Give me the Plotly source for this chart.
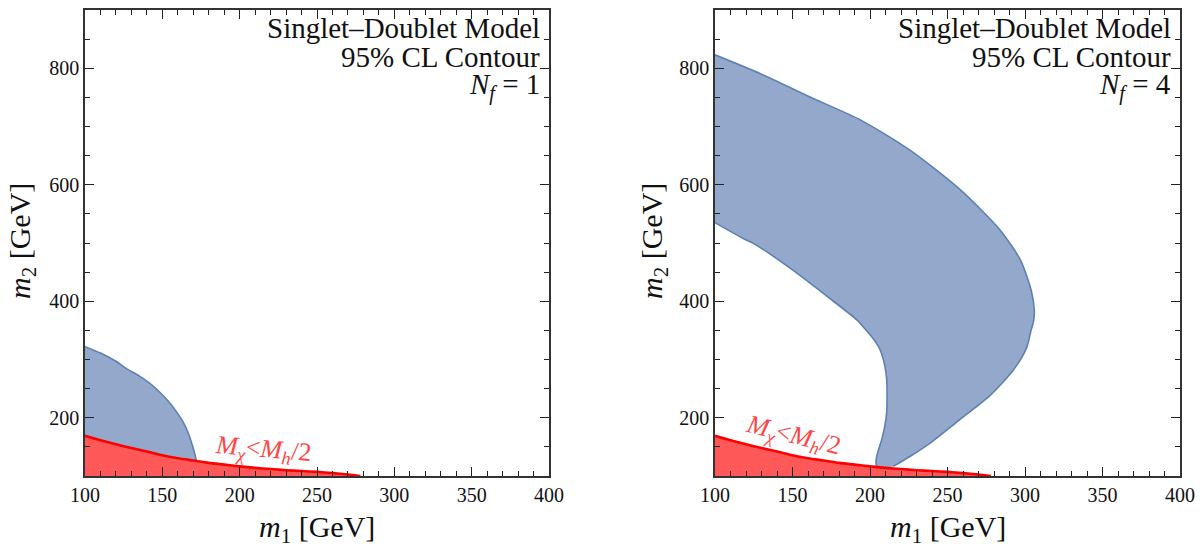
import plotly.graph_objects as go

# ---------------- data ----------------
# Red exclusion boundary: M_chi < M_h/2
red_m1 = [100, 110, 120, 130, 140, 150, 160, 170, 180, 190, 200, 210, 220, 230, 240, 250, 260, 270, 278]
red_m2 = [169, 161.5, 154.5, 148, 142, 135.5, 130.5, 126.5, 122.5, 119.5, 116.5, 114, 112, 110, 108.5, 107, 105, 102.5, 100]

# N_f = 1 contour edge
nf1_m1 = [100, 110, 120, 127, 135, 142, 149, 155, 160, 164, 167, 169.5, 171, 172]
nf1_m2 = [322, 311, 297, 284, 272, 259, 242, 225, 207, 190, 172, 152, 138, 126.5]

# N_f = 4 contour: outer edge
nf4_out_m1 = [100, 129, 161, 194, 226, 258, 284, 297, 304, 306, 305.5, 304, 301, 292.5, 277, 258, 239, 226, 215]
nf4_out_m2 = [823, 791, 751, 711, 659, 592, 522, 471, 419, 385, 365, 351, 320, 282, 237, 197, 157, 134, 116.5]
# N_f = 4 contour: inner edge
nf4_in_m1 = [100, 118, 125, 150, 175, 191.5, 197, 202, 205.5, 207.5, 209.5, 210.8, 211, 210.8, 209.5, 207.5, 205.5, 204.2, 203.9, 204.3]
nf4_in_m2 = [535, 508, 499, 454, 403, 368, 352, 336, 322, 310, 290, 265, 240, 210, 185, 162, 145, 132, 122, 116]

x_ticks = [100, 150, 200, 250, 300, 350, 400]
y_ticks = [200, 400, 600, 800]

# ---------------- styles ----------------
FONT = "Liberation Serif"
BLUE_FILL = "rgb(147,168,203)"
BLUE_EDGE = "rgb(94,129,181)"
RED_FILL = "rgb(255,88,88)"
RED_LINE = "rgb(255,0,0)"
RED_TEXT = "rgb(255,70,70)"
SMOOTH = 0.7

W, H = 1200, 544

fig = go.Figure()

def red_between(lo, hi):
    pts = [(a, b) for a, b in zip(red_m1, red_m2) if lo < a < hi]
    return pts[::-1]

# ---- left panel (N_f = 1) ----
seg = red_between(100 - 1, nf1_m1[-1])
px = nf1_m1 + [p[0] for p in seg]
py = nf1_m2 + [p[1] for p in seg]
fig.add_trace(go.Scatter(x=px, y=py, fill="toself", fillcolor=BLUE_FILL, mode="lines",
                         line=dict(width=0, shape="spline", smoothing=SMOOTH), hoverinfo="skip",
                         showlegend=False, xaxis="x", yaxis="y"))
fig.add_trace(go.Scatter(x=nf1_m1, y=nf1_m2, mode="lines",
                         line=dict(color=BLUE_EDGE, width=1.6, shape="spline", smoothing=SMOOTH),
                         showlegend=False, xaxis="x", yaxis="y"))

# ---- right panel (N_f = 4) ----
seg = red_between(nf4_in_m1[-1], nf4_out_m1[-1])
px = nf4_out_m1 + [p[0] for p in seg] + nf4_in_m1[::-1]
py = nf4_out_m2 + [p[1] for p in seg] + nf4_in_m2[::-1]
fig.add_trace(go.Scatter(x=px, y=py, fill="toself", fillcolor=BLUE_FILL, mode="lines",
                         line=dict(width=0, shape="spline", smoothing=SMOOTH), hoverinfo="skip",
                         showlegend=False, xaxis="x2", yaxis="y2"))
for ex, ey in ((nf4_out_m1, nf4_out_m2), (nf4_in_m1, nf4_in_m2)):
    fig.add_trace(go.Scatter(x=ex, y=ey, mode="lines",
                             line=dict(color=BLUE_EDGE, width=1.6, shape="spline", smoothing=SMOOTH),
                             showlegend=False, xaxis="x2", yaxis="y2"))

# ---- red region on both panels ----
for xa, ya in (("x", "y"), ("x2", "y2")):
    fig.add_trace(go.Scatter(x=red_m1, y=red_m2, mode="lines", fill="tozeroy", fillcolor=RED_FILL,
                             line=dict(color=RED_LINE, width=2.6, shape="spline", smoothing=0.8),
                             showlegend=False, xaxis=xa, yaxis=ya))

# ---------------- axes ----------------
def xax(domain, anchor):
    return dict(domain=domain, anchor=anchor, range=[100, 400], tickvals=x_ticks, automargin=False,
                ticks="inside", ticklen=9, tickwidth=1, tickcolor="#222",
                minor=dict(dtick=10, ticks="inside", ticklen=5, tickwidth=1, tickcolor="#222"),
                showline=True, linecolor="#333", linewidth=1.6, mirror="ticks",
                showgrid=False, zeroline=False,
                tickfont=dict(family=FONT, size=20, color="#111"))

def yax(anchor):
    return dict(domain=[(H - 476) / H, (H - 10) / H], anchor=anchor, range=[100, 900],
                tickvals=y_ticks, automargin=False,
                ticks="inside", ticklen=9, tickwidth=1, tickcolor="#222",
                minor=dict(tick0=0, dtick=50, ticks="inside", ticklen=5, tickwidth=1, tickcolor="#222"),
                showline=True, linecolor="#333", linewidth=1.6, mirror="ticks",
                showgrid=False, zeroline=False,
                tickfont=dict(family=FONT, size=20, color="#111"))

fig.update_layout(
    width=W, height=H,
    margin=dict(l=0, r=0, t=0, b=0, autoexpand=False),
    paper_bgcolor="white", plot_bgcolor="white",
    xaxis=xax([85 / W, 549 / W], "y"),
    yaxis=yax("x"),
    xaxis2=xax([715 / W, 1180 / W], "y2"),
    yaxis2=yax("x2"),
    showlegend=False,
)

# ---------------- text ----------------
ann = []
tfont = dict(family=FONT, size=29, color="#111")
for xr, yr, nf in (("x domain", "y domain", "1"), ("x2 domain", "y2 domain", "4")):
    lines = ["Singlet\u2013Doublet Model", "95% CL Contour", "<i>N</i><sub><i>f</i></sub> = " + nf]
    ys = [0.962, 0.899, 0.836]
    for t, yy in zip(lines, ys):
        ann.append(dict(text=t, xref=xr, yref=yr, x=0.984, y=yy, xanchor="right", yanchor="middle",
                        showarrow=False, font=tfont))

label = "<i>M</i><sub><i>\u03c7</i></sub>&lt;<i>M</i><sub><i>h</i></sub>/2"
ann.append(dict(text=label, xref="x", yref="y", x=215, y=144, textangle=5, showarrow=False,
                font=dict(family=FONT, size=26, color=RED_TEXT)))
ann.append(dict(text=label, xref="x2", yref="y2", x=150, y=168, textangle=14, showarrow=False,
                font=dict(family=FONT, size=26, color=RED_TEXT)))

afont = dict(family=FONT, size=30, color="#111")
for cx in (317, 947.5):
    ann.append(dict(text="<i>m</i><sub>1</sub> [GeV]", xref="paper", yref="paper", x=cx / W,
                    y=(H - 529) / H,
                    xanchor="center", yanchor="middle", showarrow=False, font=afont))
for cx in (22, 654):
    ann.append(dict(text="<i>m</i><sub>2</sub> [GeV]", xref="paper", yref="paper", x=cx / W,
                    y=(H - 241) / H,
                    xanchor="center", yanchor="middle", textangle=-90, showarrow=False, font=afont))

fig.update_layout(annotations=ann)
# remove the default page margin so the 1200x544 figure fills the window exactly
fig.write_html("out.html", config={"displayModeBar": False},
               post_script="document.body.style.margin='0';document.body.style.overflow='hidden';")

_Job_: Return only the lines running from the top of the data to the line that holds "152, 138, 126.5]". Include both of those lines, but skip the pictures.

_Result of the exercise_:
Give me the Plotly source for this chart.
import plotly.graph_objects as go

# ---------------- data ----------------
# Red exclusion boundary: M_chi < M_h/2
red_m1 = [100, 110, 120, 130, 140, 150, 160, 170, 180, 190, 200, 210, 220, 230, 240, 250, 260, 270, 278]
red_m2 = [169, 161.5, 154.5, 148, 142, 135.5, 130.5, 126.5, 122.5, 119.5, 116.5, 114, 112, 110, 108.5, 107, 105, 102.5, 100]

# N_f = 1 contour edge
nf1_m1 = [100, 110, 120, 127, 135, 142, 149, 155, 160, 164, 167, 169.5, 171, 172]
nf1_m2 = [322, 311, 297, 284, 272, 259, 242, 225, 207, 190, 172, 152, 138, 126.5]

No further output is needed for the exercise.